El Tribunal Electoral, obligado a actuar con legalidad
Raúl Jiménez Vázquez
El Holocausto, el exterminio de más de diez millones de vidas humanas perpetrado por los nazis en horrendas cámaras de gas y hornos crematorios, constituyó un parteaguas en la historia de la humanidad, un estrepitoso quiebre de los principios fundatorios de la civilización occidental. Tal fue tal la magnitud de esa catástrofe que a juicio de algunos autores la línea cronológica de la raza humana debe dividirse en dos etapas: antes y después de Auschwitz.
Tan traumático suceso motivó el surgimiento de la vigorosa y estremecedora proclama de “nunca más”, cuya proyección jurídica aparejó la materialización de tres grandes acontecimientos: el juzgamiento de los jerarcas del régimen hitleriano a cargo del Tribunal Militar Internacional de Nuremberg, la consagración de los derechos inmanentes e inherentes a las personas a través de la Declaración Universal de los Derechos Humanos y la aprobación de los cuatro Convenios de Ginebra de 1949, en los que se desglosan las disposiciones aplicables a los conflictos armados internos e internacionales.
Históricamente, a Eleonor Roosevelt, Jacques Maritain y otros redactores de dicha Declaración les atrajo mucho la atención la manera en que Adolfo Hitler ascendió al poder, para inmediatamente después suspender la vigencia de la Constitución de Weimar y promover la expedición de las tristemente célebres leyes de esterilización y eutanasia de 1933.
Tal preocupación llevó al reconocimiento del derecho humano al voto y a la exigencia de la realización de elecciones genuinas o auténticas como medio para garantizar su ejercicio pleno e íntegro, razón por la cual se plasmó el siguiente enunciado dentro del artículo 21 de ese texto fundamental de la humanidad: “La voluntad del pueblo es la base de la autoridad del poder público; esta voluntad se expresará mediante elecciones auténticas que habrán de celebrarse periódicamente, por sufragio universal e igual y por voto secreto u otro procedimiento equivalente que garantice la libertad del voto”.
Idéntica noción quedó nítidamente registrada en los artículos 25 del Pacto Internacional de Derechos Civiles y Políticos, 23 de la Convención Americana sobre Derechos Humanos, 37 de la Carta de los Derechos Fundamentales de la Unión Europea y 12 de la Carta Africana sobre los Derechos Humanos y de los Pueblos, Carta de Banjul.
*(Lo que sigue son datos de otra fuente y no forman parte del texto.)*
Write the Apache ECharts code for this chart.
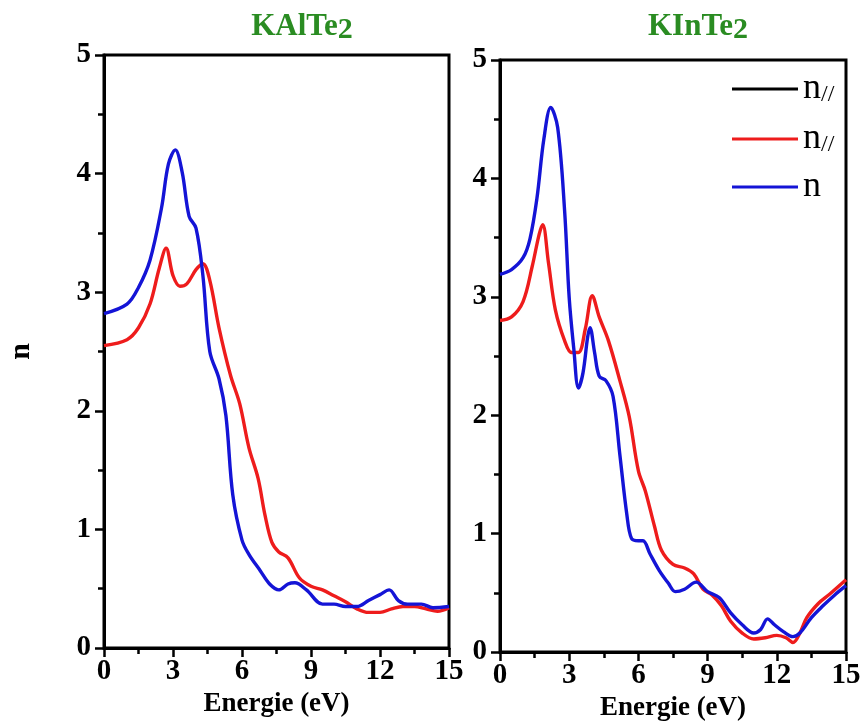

Esta exigencia está también presente en otros instrumentos internacionales como la Convención sobre Estándares de Elecciones Democráticas, en cuyo artículo 1.2 se señala que la autenticidad es uno de los principios de los rectores de los procesos electorales, y la Declaración sobre los Criterios para Elecciones Libres y Justas, aprobada en marzo de 1994 por el Consejo Interparlamentario, órgano que define la política de la Unión Interparlamentaria, en la que se insta a los gobiernos y parlamentos del mundo a que se guíen, entre otros, por el postulado que reza: “En cualquier Estado la autoridad de los poderes públicos sólo puede derivar de la voluntad del pueblo expresada en elecciones auténticas, libres y justas”.
La Corte Interamericana de Derechos Humanos se pronunció sobre este tema en los fallos recaídos a los casos Yatama vs. Nicaragua y Castañeda Gutman vs. Estados Unidos Mexicanos, estableciendo que “los derechos políticos son derechos humanos de importancia fundamental dentro del sistema interamericano” y que uno de esos derechos es el de “votar y ser elegido en elecciones auténticas”.
Como se puede advertir, la genuinidad o autenticidad de los comicios es una constante del derecho internacional de los derechos humanos cuyo reflejo nacional son los principios cardinales consignados en el artículo 41 constitucional. Sobre los magistrados de la Sala Superior del Tribunal Electoral recae el enorme desafío, la tremenda responsabilidad de evaluar, calificar y determinar, más allá de toda duda razonable, la calidad o grado de apego de la reciente elección presidencial a dicho parámetro normativo.
Por ello están obligados a proceder observando el máximo grado de autonomía constitucional, congruencia democrática, apertura mental, preminencia del fondo sobre la forma, renuncia a los legalismos enervantes propios de abogados tramposos o chicaneros, adhesión a los paradigmas jurídicos imperantes en el siglo XXI y compromiso absoluto con los valores fundamentales de la ética, la verdad, la claridad y transparencia, la auditabilidad y la rendición de cuentas.
Dado que sus decisiones son definitivas e inatacables en el plano interno, no hacerlo colocaría a los ciudadanos en un total estado de indefensión jurídica, tipificaría la patología de la derrota del derecho y posibilitaría la activación del sistema interamericano de protección de los derechos humanos.